After the fights, Shawn and his entourage gravitate to a nightclub where he discovers it's a ridiculously small world. Not only does he meet single-mom waitress Zulay (Zulay Henao), to whom he sold a fake Harry Potter book, but he also runs into his old hometown arch rival, the arrogant Evan (Brian White). Evan is now a successful club fighter, who was once coached by Shawn's estranged father. That's about all we learn about Shawn's background, because even to mention his father usually leads to someone getting punched before the conversation can progress any further.

Tatum, who says it best when he says the least, plays Shawn as a shy mumbler who just might be smarter than he acts. In spite of the Rocky shtick, the movie has some genuinely warm moments, especially a scene where Shawn visits Zulay at her grandmother's apartment.

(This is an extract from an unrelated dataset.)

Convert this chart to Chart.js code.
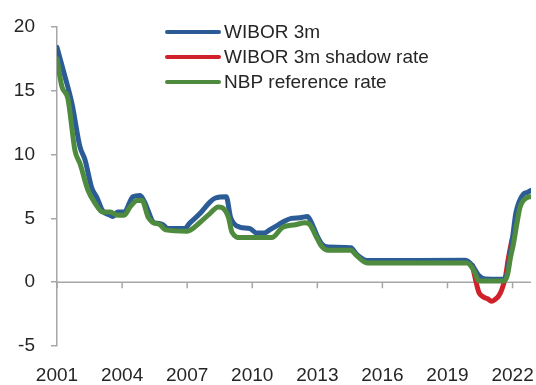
<!DOCTYPE html>
<html>
<head>
<meta charset="utf-8">
<script src="https://cdn.jsdelivr.net/npm/chart.js@4/dist/chart.umd.min.js"></script>
<style>
  html, body { margin: 0; padding: 0; background: #ffffff; }
  #wrap { position: relative; width: 536px; height: 385px; }
</style>
</head>
<body>
<div id="wrap"><canvas id="chart"></canvas></div>
<script>
// Interest rates in Poland, % (x = decimal year)
const seriesNames = ['WIBOR 3m', 'WIBOR 3m shadow rate', 'NBP reference rate'];

const wiborYears = [2001.0, 2001.37, 2001.69, 2002.06, 2002.29, 2002.6, 2002.85, 2003.1, 2003.45, 2003.58,
  2003.8, 2004.1, 2004.5, 2004.83, 2005.06, 2005.2, 2005.45, 2005.7, 2005.9, 2006.1,
  2006.9, 2007.1, 2007.6, 2008.06, 2008.3, 2008.8, 2009.0, 2009.15, 2009.45, 2009.9,
  2010.2, 2010.55, 2010.8, 2011.2, 2011.5, 2011.8, 2012.2, 2012.55, 2012.8, 2013.0,
  2013.2, 2013.5, 2014.55, 2014.8, 2015.3, 2019.83, 2020.15, 2020.43, 2020.75, 2021.53,
  2021.75, 2021.9, 2022.0, 2022.15, 2022.3, 2022.5, 2022.7, 2022.85];
const wiborValues = [18.4, 16.1, 14.0, 10.6, 9.6, 7.4, 6.6, 5.6, 5.25, 5.15,
  5.5, 5.5, 6.7, 6.8, 6.2, 5.6, 4.7, 4.6, 4.5, 4.2,
  4.2, 4.6, 5.4, 6.3, 6.6, 6.7, 5.1, 4.6, 4.3, 4.2,
  3.85, 3.85, 4.1, 4.5, 4.8, 5.0, 5.05, 5.15, 4.4, 3.6,
  3.0, 2.75, 2.7, 2.2, 1.7, 1.72, 1.3, 0.55, 0.25, 0.23,
  0.7, 2.3, 3.5, 5.4, 6.3, 6.9, 7.05, 7.2];

const shadowYears = [2020.15, 2020.3, 2020.45, 2020.65, 2020.85, 2021.03, 2021.2, 2021.35, 2021.5, 2021.67,
  2021.8, 2021.92, 2022.0];
const shadowValues = [1.3, 0.15, -0.8, -1.15, -1.3, -1.5, -1.35, -1.1, -0.6, 0.4,
  1.8, 2.9, 3.5];

const nbpYears = [2001.0, 2001.23, 2001.5, 2001.83, 2002.06, 2002.43, 2002.75, 2003.1, 2003.45, 2003.8,
  2004.1, 2004.37, 2004.7, 2004.92, 2005.2, 2005.4, 2005.75, 2006.0, 2007.0, 2007.6,
  2008.06, 2008.43, 2008.6, 2008.9, 2009.07, 2009.45, 2010.9, 2011.4, 2011.98, 2012.44,
  2012.6, 2013.0, 2013.2, 2013.5, 2014.55, 2014.8, 2015.3, 2019.9, 2020.15, 2020.3,
  2020.43, 2021.6, 2021.77, 2021.9, 2022.04, 2022.2, 2022.35, 2022.5, 2022.7, 2022.85];
const nbpValues = [17.5, 15.3, 14.4, 10.3, 9.3, 7.2, 6.2, 5.5, 5.5, 5.25,
  5.25, 5.9, 6.4, 6.4, 5.1, 4.7, 4.5, 4.1, 4.0, 4.7,
  5.4, 5.9, 5.85, 5.1, 3.9, 3.5, 3.5, 4.3, 4.5, 4.65,
  4.6, 3.4, 2.8, 2.5, 2.5, 2.1, 1.5, 1.5, 1.1, 0.6,
  0.1, 0.1, 0.6, 1.9, 3.0, 4.6, 5.9, 6.4, 6.65, 6.7];

const yearTicks = [2001, 2004, 2007, 2010, 2013, 2016, 2019, 2022];
const valueTicks = [-5, 0, 5, 10, 15, 20];

const seriesColors = ['#2c5c96', '#d0202a', '#4f8b3e'];
const axisGray = '#a6a6a6';
const textColor = '#262626';
const fontFamily = '"Liberation Sans", Arial, sans-serif';

const toPoints = (xs, ys) => xs.map((x, i) => ({ x: x, y: ys[i] }));

// Zero line with downward tick marks, plus the in-plot legend
const extrasPlugin = {
  id: 'extras',
  beforeDatasetsDraw(chart) {
    const { ctx, chartArea, scales } = chart;
    const y0 = scales.y.getPixelForValue(0);
    ctx.save();
    ctx.strokeStyle = axisGray;
    ctx.lineWidth = 1.5;
    ctx.beginPath();
    ctx.moveTo(chartArea.left, y0);
    ctx.lineTo(chartArea.right, y0);
    yearTicks.forEach(t => {
      const px = scales.x.getPixelForValue(t);
      ctx.moveTo(px, y0);
      ctx.lineTo(px, y0 + 6);
    });
    ctx.stroke();
    ctx.restore();
  },
  afterDraw(chart) {
    const { ctx } = chart;
    const rows = [32, 57, 82];
    ctx.save();
    ctx.font = '19px ' + fontFamily;
    ctx.textBaseline = 'middle';
    ctx.textAlign = 'left';
    seriesNames.forEach((name, i) => {
      ctx.strokeStyle = seriesColors[i];
      ctx.lineWidth = 4;
      ctx.lineCap = 'round';
      ctx.beginPath();
      ctx.moveTo(167, rows[i]);
      ctx.lineTo(219, rows[i]);
      ctx.stroke();
      ctx.fillStyle = textColor;
      ctx.fillText(name, 224, rows[i] + 1);
    });
    ctx.restore();
  }
};

const lineStyle = {
  borderWidth: 5,
  pointRadius: 0,
  pointHoverRadius: 0,
  fill: false,
  cubicInterpolationMode: 'monotone',
  borderJoinStyle: 'round',
  borderCapStyle: 'round'
};

// Keep the plot box fixed: no extra room reserved for edge labels
const noEdgePadding = (scale) => {
  scale.paddingLeft = 0;
  scale.paddingRight = 0;
  scale.paddingTop = 0;
  scale.paddingBottom = 0;
};

new Chart(document.getElementById('chart'), {
  type: 'line',
  data: {
    datasets: [
      Object.assign({ label: seriesNames[0], data: toPoints(wiborYears, wiborValues), borderColor: seriesColors[0], order: 2 }, lineStyle),
      Object.assign({ label: seriesNames[1], data: toPoints(shadowYears, shadowValues), borderColor: seriesColors[1], order: 3 }, lineStyle),
      Object.assign({ label: seriesNames[2], data: toPoints(nbpYears, nbpValues), borderColor: seriesColors[2], order: 1 }, lineStyle)
    ]
  },
  options: {
    responsive: true,
    maintainAspectRatio: false,
    animation: false,
    events: [],
    layout: { autoPadding: false, padding: { top: 27, right: 5, left: 0, bottom: 0 } },
    plugins: { legend: { display: false }, tooltip: { enabled: false } },
    scales: {
      x: {
        type: 'linear',
        min: 2001,
        max: 2022.85,
        afterBuildTicks: (scale) => { scale.ticks = yearTicks.map(v => ({ value: v })); },
        afterFit: (scale) => { scale.height = 39; noEdgePadding(scale); },
        grid: { display: false },
        border: { display: false },
        ticks: {
          autoSkip: false,
          maxRotation: 0,
          padding: 10,
          color: textColor,
          font: { family: fontFamily, size: 19 },
          callback: (v) => String(v)
        }
      },
      y: {
        min: -5,
        max: 20,
        afterBuildTicks: (scale) => { scale.ticks = valueTicks.map(v => ({ value: v })); },
        afterFit: (scale) => { scale.width = 57; noEdgePadding(scale); },
        grid: {
          drawOnChartArea: false,
          drawTicks: true,
          tickLength: 6,
          tickColor: axisGray,
          lineWidth: 1.5
        },
        border: { display: true, color: axisGray, width: 1.5 },
        ticks: {
          padding: 16,
          color: textColor,
          font: { family: fontFamily, size: 19 },
          callback: (v) => String(v)
        }
      }
    }
  },
  plugins: [extrasPlugin]
});
</script>
</body>
</html>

The overprotective grandmother is played by Altagracia Guzman, the septuagenarian Dominican-American actress who played a similar role in the 2003 movie Raising Victor Vargas . She almost steals the entire film.

I say “almost” only because some points have to be awarded to the scene where Shawn steps into a crappy elevator and almost bumps into a man, passed out cold while standing upright against the elevator wall. He seems to have scored a personal knockout.

Any silly movie with a sense of humour about itself definitely wins a decision over one that tries to be serious.